* _WRITTEN REQUEST_: Write the data out again, character for character, with no images.

* _DATA SHOWN_:

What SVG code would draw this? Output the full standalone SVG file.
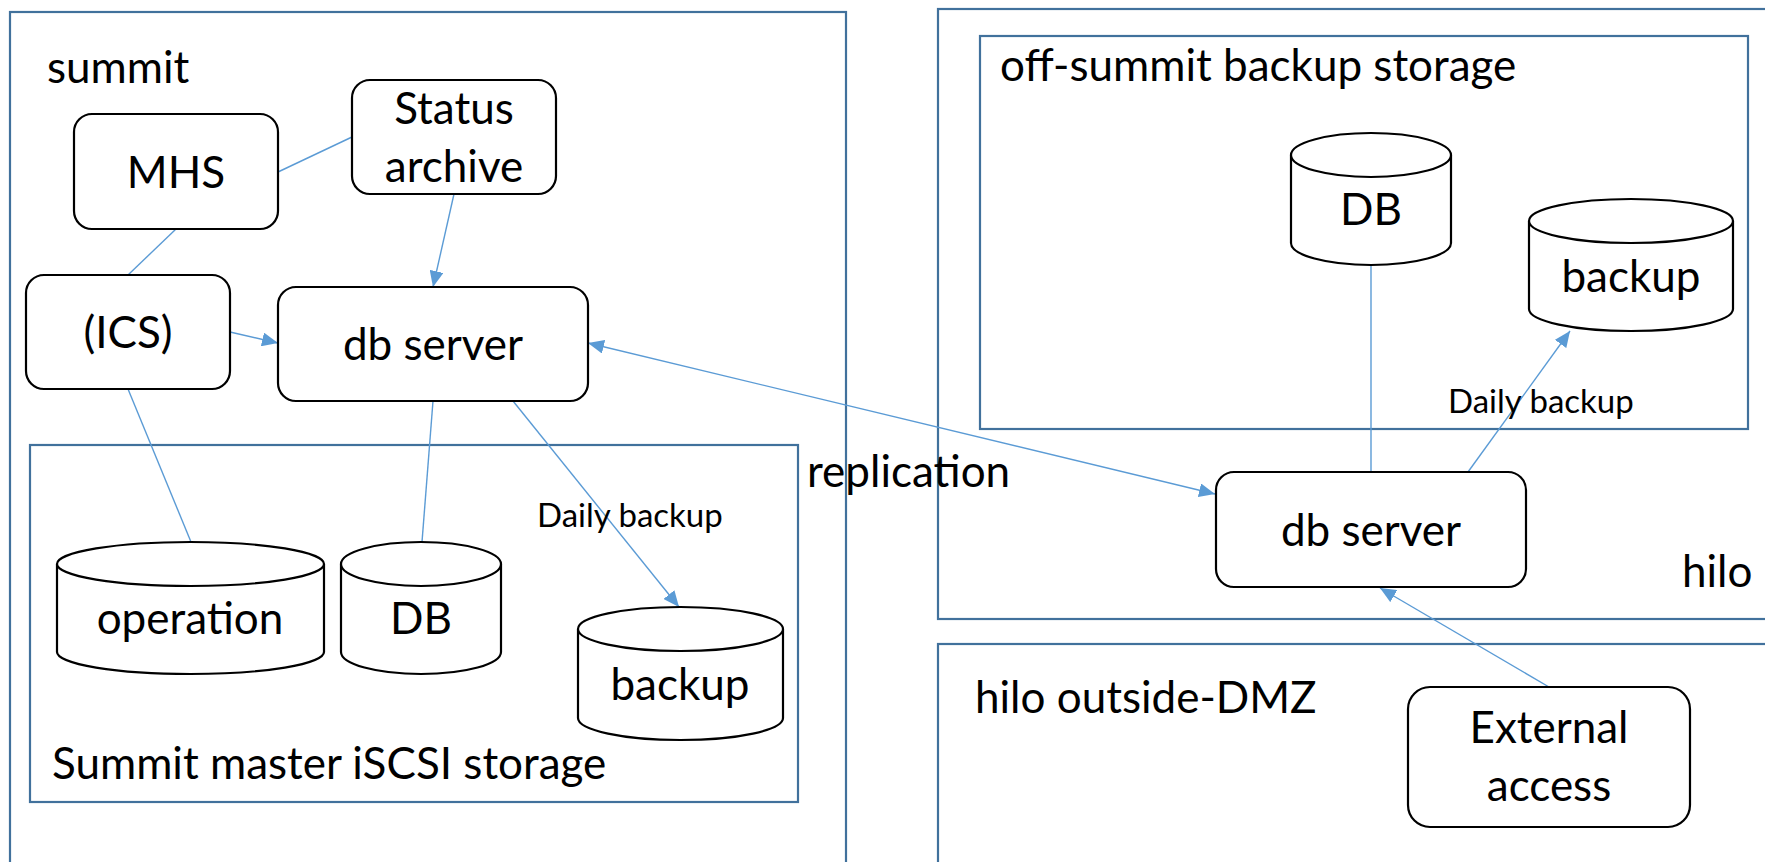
<svg xmlns="http://www.w3.org/2000/svg" width="1765" height="862" viewBox="0 0 1765 862">
<defs>
<style>
.zone{fill:none;stroke:#41719c;stroke-width:2.2}
.box{fill:#fff;stroke:#000;stroke-width:2.2}
.cyl{fill:#fff;stroke:#000;stroke-width:2.2}
.lbl{font-family:Lato,"Liberation Sans",sans-serif;font-size:44px;fill:#000}
.c{text-anchor:middle}
.sm{font-family:Lato,"Liberation Sans",sans-serif;font-size:33px;fill:#000}
.con{fill:none;stroke:#5b9bd5;stroke-width:1.4}
</style>
<marker id="ah" viewBox="0 0 10 10" refX="10" refY="5" markerWidth="11" markerHeight="11" markerUnits="userSpaceOnUse" orient="auto-start-reverse">
<path d="M0,0 L10,5 L0,10 z" fill="#5b9bd5"/>
</marker>
<marker id="ah2" viewBox="0 0 10 10" refX="10" refY="5" markerWidth="16" markerHeight="14" markerUnits="userSpaceOnUse" orient="auto-start-reverse" preserveAspectRatio="none">
<path d="M0,0 L10,5 L0,10 z" fill="#5b9bd5"/>
</marker>
</defs>
<rect width="1765" height="862" fill="#fff"/>

<g id="zone-summit">
<rect class="zone" x="10" y="12" width="836" height="880"/>
<text class="lbl" x="47" y="83">summit</text>
</g>
<g id="zone-iscsi">
<rect class="zone" x="30" y="445" width="768" height="357"/>
<text class="lbl" x="52" y="779">Summit master iSCSI storage</text>
</g>
<g id="zone-hilo">
<rect class="zone" x="938" y="9" width="860" height="610"/>
<text class="lbl" x="1682" y="587">hilo</text>
</g>
<g id="zone-offsummit">
<rect class="zone" x="980" y="36" width="768" height="393"/>
<text class="lbl" x="1000" y="81">off-summit backup storage</text>
</g>
<g id="zone-dmz">
<rect class="zone" x="938" y="644" width="860" height="260"/>
<text class="lbl" x="975" y="713">hilo outside-DMZ</text>
</g>

<g id="connectors">
<line class="con" x1="278" y1="172" x2="352" y2="137"/>
<line class="con" x1="176" y1="229" x2="128" y2="275"/>
<line class="con" x1="230" y1="332" x2="278" y2="343" marker-end="url(#ah2)"/>
<line class="con" x1="454" y1="194" x2="433" y2="287" marker-end="url(#ah2)"/>
<line class="con" x1="128" y1="389" x2="191" y2="542"/>
<line class="con" x1="433" y1="401" x2="422" y2="542"/>
<line class="con" x1="513" y1="401" x2="679" y2="607" marker-end="url(#ah2)"/>
<line class="con" x1="588" y1="343" x2="1215" y2="494" marker-start="url(#ah2)" marker-end="url(#ah2)"/>
<line class="con" x1="1371" y1="265" x2="1371" y2="472"/>
<line class="con" x1="1468" y1="472" x2="1570" y2="331" marker-end="url(#ah2)"/>
<line class="con" x1="1549" y1="687" x2="1380" y2="588" marker-end="url(#ah2)"/>
<text class="sm" x="537" y="527">Daily backup</text>
<text class="sm" x="1448" y="413">Daily backup</text>
<text class="lbl" x="807" y="487">replication</text>
</g>

<g id="node-mhs">
<rect class="box" x="74" y="114" width="204" height="115" rx="18"/>
<text class="lbl c" x="176" y="188">MHS</text>
</g>
<g id="node-status">
<rect class="box" x="352" y="80" width="204" height="114" rx="18"/>
<text class="lbl c" x="454" y="124">Status</text>
<text class="lbl c" x="454" y="182">archive</text>
</g>
<g id="node-ics">
<rect class="box" x="26" y="275" width="204" height="114" rx="18"/>
<text class="lbl c" x="128" y="348">(ICS)</text>
</g>
<g id="node-dbserver-summit">
<rect class="box" x="278" y="287" width="310" height="114" rx="18"/>
<text class="lbl c" x="433" y="360">db server</text>
</g>
<g id="node-operation">
<path class="cyl" d="M57,564 A133.5,22 0 0 1 324,564 V652 A133.5,22 0 0 1 57,652 Z"/>
<path class="cyl" fill="none" d="M57,564 A133.5,22 0 0 0 324,564"/>
<text class="lbl c" x="190" y="634">operation</text>
</g>
<g id="node-db-summit">
<path class="cyl" d="M341,564 A80,22 0 0 1 501,564 V652 A80,22 0 0 1 341,652 Z"/>
<path class="cyl" d="M341,564 A80,22 0 0 0 501,564"/>
<text class="lbl c" x="421" y="634">DB</text>
</g>
<g id="node-backup-summit">
<path class="cyl" d="M578,629 A102.5,22 0 0 1 783,629 V718 A102.5,22 0 0 1 578,718 Z"/>
<path class="cyl" d="M578,629 A102.5,22 0 0 0 783,629"/>
<text class="lbl c" x="680" y="700">backup</text>
</g>
<g id="node-db-offsummit">
<path class="cyl" d="M1291,155 A80,22 0 0 1 1451,155 V243 A80,22 0 0 1 1291,243 Z"/>
<path class="cyl" d="M1291,155 A80,22 0 0 0 1451,155"/>
<text class="lbl c" x="1371" y="225">DB</text>
</g>
<g id="node-backup-offsummit">
<path class="cyl" d="M1529,221 A102,22 0 0 1 1733,221 V309 A102,22 0 0 1 1529,309 Z"/>
<path class="cyl" d="M1529,221 A102,22 0 0 0 1733,221"/>
<text class="lbl c" x="1631" y="292">backup</text>
</g>
<g id="node-dbserver-hilo">
<rect class="box" x="1216" y="472" width="310" height="115" rx="18"/>
<text class="lbl c" x="1371" y="546">db server</text>
</g>
<g id="node-external">
<rect class="box" x="1408" y="687" width="282" height="140" rx="22"/>
<text class="lbl c" x="1549" y="743">External</text>
<text class="lbl c" x="1549" y="801">access</text>
</g>
</svg>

* _RIGHT ANSWER_:
What SVG code would draw this? Output the full standalone SVG file.
<svg xmlns="http://www.w3.org/2000/svg" width="1765" height="862" viewBox="0 0 1765 862">
<defs>
<style>
.zone{fill:none;stroke:#41719c;stroke-width:2.2}
.box{fill:#fff;stroke:#000;stroke-width:2.2}
.cyl{fill:#fff;stroke:#000;stroke-width:2.2}
.lbl{font-family:Lato,"Liberation Sans",sans-serif;font-size:44px;fill:#000}
.c{text-anchor:middle}
.sm{font-family:Lato,"Liberation Sans",sans-serif;font-size:33px;fill:#000}
.con{fill:none;stroke:#5b9bd5;stroke-width:1.4}
</style>
<marker id="ah" viewBox="0 0 10 10" refX="10" refY="5" markerWidth="11" markerHeight="11" markerUnits="userSpaceOnUse" orient="auto-start-reverse">
<path d="M0,0 L10,5 L0,10 z" fill="#5b9bd5"/>
</marker>
<marker id="ah2" viewBox="0 0 10 10" refX="10" refY="5" markerWidth="16" markerHeight="14" markerUnits="userSpaceOnUse" orient="auto-start-reverse" preserveAspectRatio="none">
<path d="M0,0 L10,5 L0,10 z" fill="#5b9bd5"/>
</marker>
</defs>
<rect width="1765" height="862" fill="#fff"/>

<g id="zone-summit">
<rect class="zone" x="10" y="12" width="836" height="880"/>
<text class="lbl" x="47" y="83">summit</text>
</g>
<g id="zone-iscsi">
<rect class="zone" x="30" y="445" width="768" height="357"/>
<text class="lbl" x="52" y="779">Summit master iSCSI storage</text>
</g>
<g id="zone-hilo">
<rect class="zone" x="938" y="9" width="860" height="610"/>
<text class="lbl" x="1682" y="587">hilo</text>
</g>
<g id="zone-offsummit">
<rect class="zone" x="980" y="36" width="768" height="393"/>
<text class="lbl" x="1000" y="81">off-summit backup storage</text>
</g>
<g id="zone-dmz">
<rect class="zone" x="938" y="644" width="860" height="260"/>
<text class="lbl" x="975" y="713">hilo outside-DMZ</text>
</g>

<g id="connectors">
<line class="con" x1="278" y1="172" x2="352" y2="137"/>
<line class="con" x1="176" y1="229" x2="128" y2="275"/>
<line class="con" x1="230" y1="332" x2="278" y2="343" marker-end="url(#ah2)"/>
<line class="con" x1="454" y1="194" x2="433" y2="287" marker-end="url(#ah2)"/>
<line class="con" x1="128" y1="389" x2="191" y2="542"/>
<line class="con" x1="433" y1="401" x2="422" y2="542"/>
<line class="con" x1="513" y1="401" x2="679" y2="607" marker-end="url(#ah2)"/>
<line class="con" x1="588" y1="343" x2="1215" y2="494" marker-start="url(#ah2)" marker-end="url(#ah2)"/>
<line class="con" x1="1371" y1="265" x2="1371" y2="472"/>
<line class="con" x1="1468" y1="472" x2="1570" y2="331" marker-end="url(#ah2)"/>
<line class="con" x1="1549" y1="687" x2="1380" y2="588" marker-end="url(#ah2)"/>
<text class="sm" x="537" y="527">Daily backup</text>
<text class="sm" x="1448" y="413">Daily backup</text>
<text class="lbl" x="807" y="487">replication</text>
</g>

<g id="node-mhs">
<rect class="box" x="74" y="114" width="204" height="115" rx="18"/>
<text class="lbl c" x="176" y="188">MHS</text>
</g>
<g id="node-status">
<rect class="box" x="352" y="80" width="204" height="114" rx="18"/>
<text class="lbl c" x="454" y="124">Status</text>
<text class="lbl c" x="454" y="182">archive</text>
</g>
<g id="node-ics">
<rect class="box" x="26" y="275" width="204" height="114" rx="18"/>
<text class="lbl c" x="128" y="348">(ICS)</text>
</g>
<g id="node-dbserver-summit">
<rect class="box" x="278" y="287" width="310" height="114" rx="18"/>
<text class="lbl c" x="433" y="360">db server</text>
</g>
<g id="node-operation">
<path class="cyl" d="M57,564 A133.5,22 0 0 1 324,564 V652 A133.5,22 0 0 1 57,652 Z"/>
<path class="cyl" fill="none" d="M57,564 A133.5,22 0 0 0 324,564"/>
<text class="lbl c" x="190" y="634">operation</text>
</g>
<g id="node-db-summit">
<path class="cyl" d="M341,564 A80,22 0 0 1 501,564 V652 A80,22 0 0 1 341,652 Z"/>
<path class="cyl" d="M341,564 A80,22 0 0 0 501,564"/>
<text class="lbl c" x="421" y="634">DB</text>
</g>
<g id="node-backup-summit">
<path class="cyl" d="M578,629 A102.5,22 0 0 1 783,629 V718 A102.5,22 0 0 1 578,718 Z"/>
<path class="cyl" d="M578,629 A102.5,22 0 0 0 783,629"/>
<text class="lbl c" x="680" y="700">backup</text>
</g>
<g id="node-db-offsummit">
<path class="cyl" d="M1291,155 A80,22 0 0 1 1451,155 V243 A80,22 0 0 1 1291,243 Z"/>
<path class="cyl" d="M1291,155 A80,22 0 0 0 1451,155"/>
<text class="lbl c" x="1371" y="225">DB</text>
</g>
<g id="node-backup-offsummit">
<path class="cyl" d="M1529,221 A102,22 0 0 1 1733,221 V309 A102,22 0 0 1 1529,309 Z"/>
<path class="cyl" d="M1529,221 A102,22 0 0 0 1733,221"/>
<text class="lbl c" x="1631" y="292">backup</text>
</g>
<g id="node-dbserver-hilo">
<rect class="box" x="1216" y="472" width="310" height="115" rx="18"/>
<text class="lbl c" x="1371" y="546">db server</text>
</g>
<g id="node-external">
<rect class="box" x="1408" y="687" width="282" height="140" rx="22"/>
<text class="lbl c" x="1549" y="743">External</text>
<text class="lbl c" x="1549" y="801">access</text>
</g>
</svg>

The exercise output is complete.